Fil d'Ariane
Pour son 38e voyage à l’étranger depuis son élection en 2013, le pape François se rend au Kazakhstan. Toujours diminué physiquement, il est arrivé à Nur-Sultan, la capitale du pays, ce 13 septembre pour une visite de trois jours. Ce voyage « sera l’occasion (…) de dialoguer entre frères, animés par le désir commun de paix, dont notre monde a soif », déclarait-il le 11 septembre.
Le jésuite argentin est le deuxième pape à se rendre au Kazakhstan après la visite de Jean Paul II, en septembre 2001. Affaibli depuis plusieurs mois, François a admis au mois de juillet qu’il ne pourrait « plus voyager » au même rythme qu’auparavant, disant devoir « se ménager » ou « penser à la possibilité de se mettre de côté. »
Arrivé peu après 11h15 TU (17h15 heure locale), François, âgé de 85 ans, s’est rendu au palais présidentiel pour s’entretenir avec le président Kassym-Jomart Tokaïev. Il se déplace en fauteuil roulant en raison de ses douleurs au genou. Le souverain pontife a ensuite prononcé un premier discours devant les autorités et le corps diplomatique en début de soirée.
Le 14 septembre, le pape s’exprimera lors de la session plénière du septième Congrès des religions mondiales et traditionnelles avant de célébrer une messe dans l’après-midi. En marge du Congrès, François rencontrera également les responsables religieux en tête-à-tête.
Hasard du calendrier, le président chinois Xi Jinping sera présent à Nur-Sultan le 14 septembre pour son premier voyage à l’étranger depuis la pandémie. Ce déplacement intervient au moment où le Saint-Siège cherche à renouveler un accord historique signé en 2018 avec Pékin. En effet, le 22 septembre 2018, la Chine et le Saint-Siège signent un accord "provisoire" concernant la nomination des évêques en Chine. Cela met fin à un schisme datant de 1957. Interrogé par des journalistes lors du vol sur une éventuelle rencontre avec le président chinois, le pape a répondu : « De cela je ne sais rien, je n’ai aucune information. » « Je suis toujours prêt à aller en Chine », a-t-il toutefois ajouté.
La présence de Xi Jinping, qui doit rencontrer le lendemain son homologue russe Vladimir Poutine en Ouzbékistan, nourrit également les spéculations quant à une possible action de la diplomatie vaticane sur le conflit en Ukraine. Le pape est tenu à un délicat équilibre entre condamnation d’une guerre « cruelle » et maintien du dialogue avec Moscou.

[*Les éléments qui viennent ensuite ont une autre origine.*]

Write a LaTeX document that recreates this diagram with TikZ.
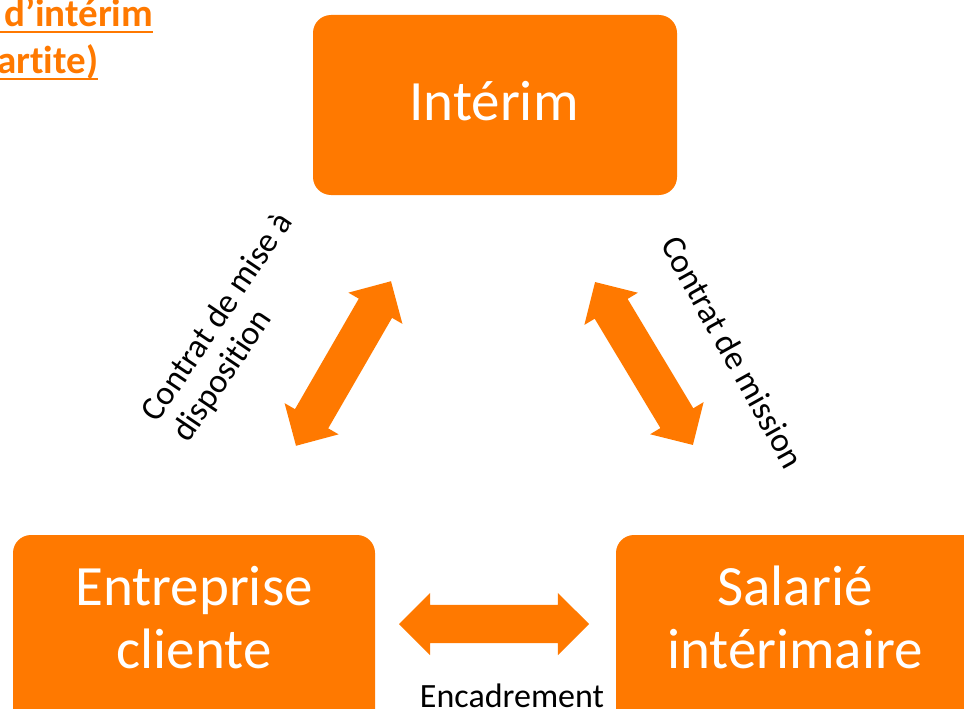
\documentclass[tikz,border=0pt]{standalone}
\usepackage{fontspec}
\setmainfont{Carlito}[Ligatures=NoCommon]
\usetikzlibrary{shapes.arrows}
\definecolor{orng}{HTML}{FF7900}
\begin{document}
\begin{tikzpicture}[x=1pt,y=-1pt,
 box/.style={fill=orng, draw=none, rounded corners=18pt, inner sep=0pt},
 boxtext/.style={text=white, font=\fontsize{57}{63}\selectfont, align=center, inner sep=0pt, anchor=base},
 dbl/.style={double arrow, fill=orng, draw=none, inner xsep=0pt, inner ysep=19pt, minimum height=190pt, double arrow head extend=12pt},
 lbl/.style={text=black, font=\fontsize{34}{37}\selectfont, inner sep=0pt},
 ttl/.style={text=orng, font=\bfseries\fontsize{39}{44}\selectfont, inner sep=0pt, anchor=base west},
 uline/.style={draw=orng, line width=2.5pt}]
\useasboundingbox (0,0) rectangle (964,709);
\clip (0,0) rectangle (964,709);
% boxes
\node[box, minimum width=364pt, minimum height=180pt] (interim) at (495,105) {};
\node[box, minimum width=362pt, minimum height=205pt] (client) at (194,637.5) {};
\node[box, minimum width=384pt, minimum height=205pt] (salarie) at (808,637.5) {};
\node[boxtext] (interim-t) at (494,120) {Intérim};
\node[boxtext] (client-t) at (194,668) {Entreprise\\cliente};
\node[boxtext] (salarie-t) at (795,668) {Salarié\\intérimaire};
% arrows
\node[dbl, rotate=60] (a-left) at (343.5,363.5) {};
\node[dbl, rotate=-59] (a-right) at (644,363.5) {};
\node[dbl] (a-bottom) at (494,624) {};
% labels
\node[lbl, rotate=56, anchor=north west, align=left] (l-left) at (138,410) {Contrat de mise à\\disposition};
\node[lbl, rotate=-61] (l-right) at (733,352) {Contrat de mission};
\node[lbl, anchor=base] (l-bottom) at (512,707) {Encadrement};
% title
\node[ttl] (t1) at (4,27) {d’intérim};
\node[ttl] (t2) at (-3,74) {artite)};
\draw[uline] ([xshift=-12pt,yshift=-5pt]t1.base west) -- ([yshift=-5pt]t1.base east);
\draw[uline] ([xshift=-12pt,yshift=-5pt]t2.base west) -- ([yshift=-5pt]t2.base east);
\end{tikzpicture}
\end{document}
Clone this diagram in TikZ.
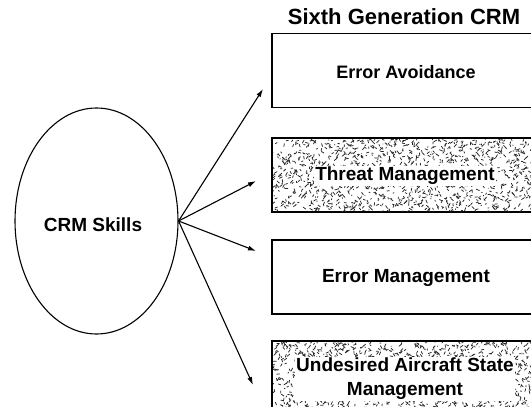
\documentclass[tikz,border=0pt]{standalone}
\usepackage{fontspec}
\setmainfont{Liberation Sans}
\usetikzlibrary{shapes.geometric,arrows.meta}
\begin{document}
\begin{tikzpicture}[x=1pt,y=-1pt,
  lbl/.style={font=\bfseries\fontsize{19}{24}\selectfont, inner sep=1pt, align=center},
  boxstyle/.style={draw, line width=1.6pt, minimum width=273pt, minimum height=74pt, inner sep=0pt},
  arr/.style={line width=1.1pt, -{Latex[length=8pt,width=5pt]}},
  speck/.style={line width=0.75pt, black!85, line cap=round}]
\useasboundingbox (0,0) rectangle (531,407);
\clip (0,0) rectangle (531,407);
\fill[white] (0,0) rectangle (531,407);
\pgfmathsetseed{7}
% title
\node[lbl, font=\bfseries\fontsize{22}{26}\selectfont] (title) at (404,17) {Sixth Generation CRM};
% boxes
\node[boxstyle] (b1) at (408.5,70.5) {};
\node[boxstyle] (b2) at (408.5,175) {};
\node[boxstyle] (b3) at (408.5,277) {};
\node[boxstyle] (b4) at (408.5,378) {};
% speckle textures
\begin{scope}
\clip (273,139) rectangle (540,211);
\foreach \i in {1,...,1300}{
  \pgfmathsetmacro{\px}{272+268*rnd}
  \pgfmathsetmacro{\py}{139+72*rnd}
  \draw[speck] (\px,\py) -- ++(3*rand,3*rand);
}
\end{scope}
\begin{scope}
\clip (273,342) rectangle (540,410);
\foreach \i in {1,...,1200}{
  \pgfmathsetmacro{\px}{272+268*rnd}
  \pgfmathsetmacro{\py}{342+68*rnd}
  \draw[speck] (\px,\py) -- ++(3*rand,3*rand);
}
\end{scope}
% box texts
\node[lbl, font=\bfseries\fontsize{18}{24}\selectfont] (t1) at (406,72) {Error Avoidance};
\node[lbl, fill=white] (t2) at (405,176) {Threat Management};
\node[lbl] (t3) at (406,278) {Error Management};
\node[lbl, fill=white] (t4) at (405,379) {Undesired Aircraft State\\Management};
% ellipse
\node[draw, ellipse, line width=1.1pt, minimum width=163pt, minimum height=226pt, inner sep=0pt] (crm) at (96.5,221) {};
\node[lbl] (crmt) at (93,225) {CRM Skills};
% arrow ends
\coordinate (e1) at (263,89);
\coordinate (e2) at (256,181);
\coordinate (e3) at (256,251);
\coordinate (e4) at (253,385);
\draw[arr] (crm.east) -- (e1);
\draw[arr] (crm.east) -- (e2);
\draw[arr] (crm.east) -- (e3);
\draw[arr] (crm.east) -- (e4);
\end{tikzpicture}
\end{document}
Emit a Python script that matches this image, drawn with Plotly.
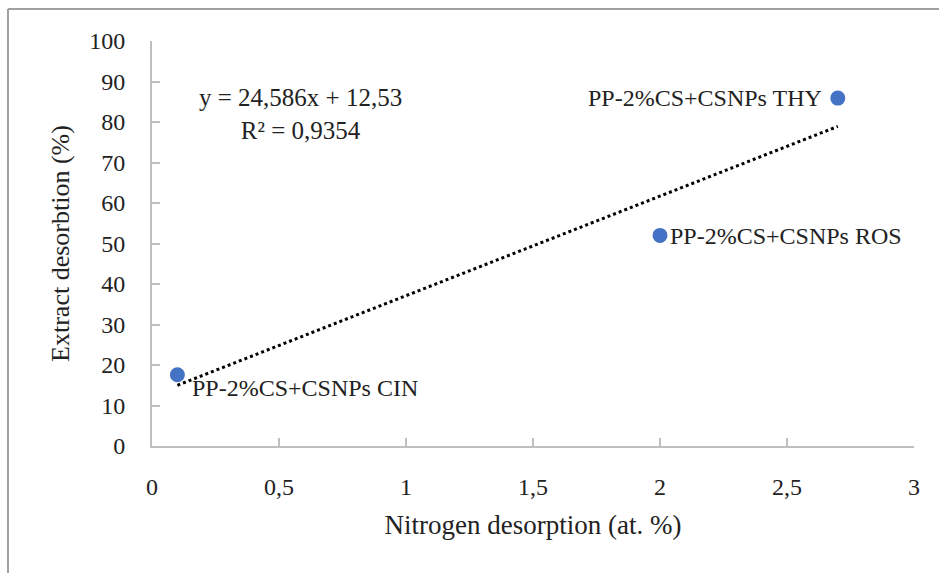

L’événement le plus attendu du déplacement du pape est le Congrès des religions mondiales et traditionnelles à Nur-Sultan. Une centaine de délégations de 50 pays sont attendues. Le principal absent de ce congrès : le patriarche orthodoxe russe Kirill. Proche soutien de Vladimir Poutine, il a annulé sa participation sans en préciser la raison. Si le pape a dénoncé une guerre « cruelle et insensée » en Ukraine, Kirill, quant à lui, a défendu « l’opération militaire » de Vladimir Poutine et la lutte contre les « ennemis extérieurs et intérieurs » de la Russie.
Redoutée par Kiev, la possible participation de Kirill avait d’abord nourri l’attente d’une nouvelle rencontre avec François, six ans après une entrevue historique à Cuba. Il s’agissait de la première depuis le schisme de 1054 entre les Églises d’Orient et d’Occident. Cependant, la guerre en Ukraine devrait rester l’enjeu majeur de la visite du pape au Kazakhstan. Le pays est une ex-république soviétique et un allié traditionnel de Moscou. Pourtant, il a refusé de soutenir l’invasion de l’Ukraine.
Plus grand pays d’Asie centrale riche en ressources naturelles, le Kazakhstan compte 18,7 millions d’habitants, dont 70% de musulmans sunnites et 26% de chrétiens mais moins de 1% de catholiques. Après son arrivée au pouvoir, Kassym-Jomart Tokaïev a entamé une série de réformes en rupture avec le règne de son autoritaire prédécesseur et mentor, Noursoultan Nazarbaïev. Le pays a cependant été secoué début 2022 par des émeutes meurtrières qui ont brisé son image de stabilité. Les ONG de défense des droits humains continuent d’y dénoncer une répression de toute opposition réelle par les autorités.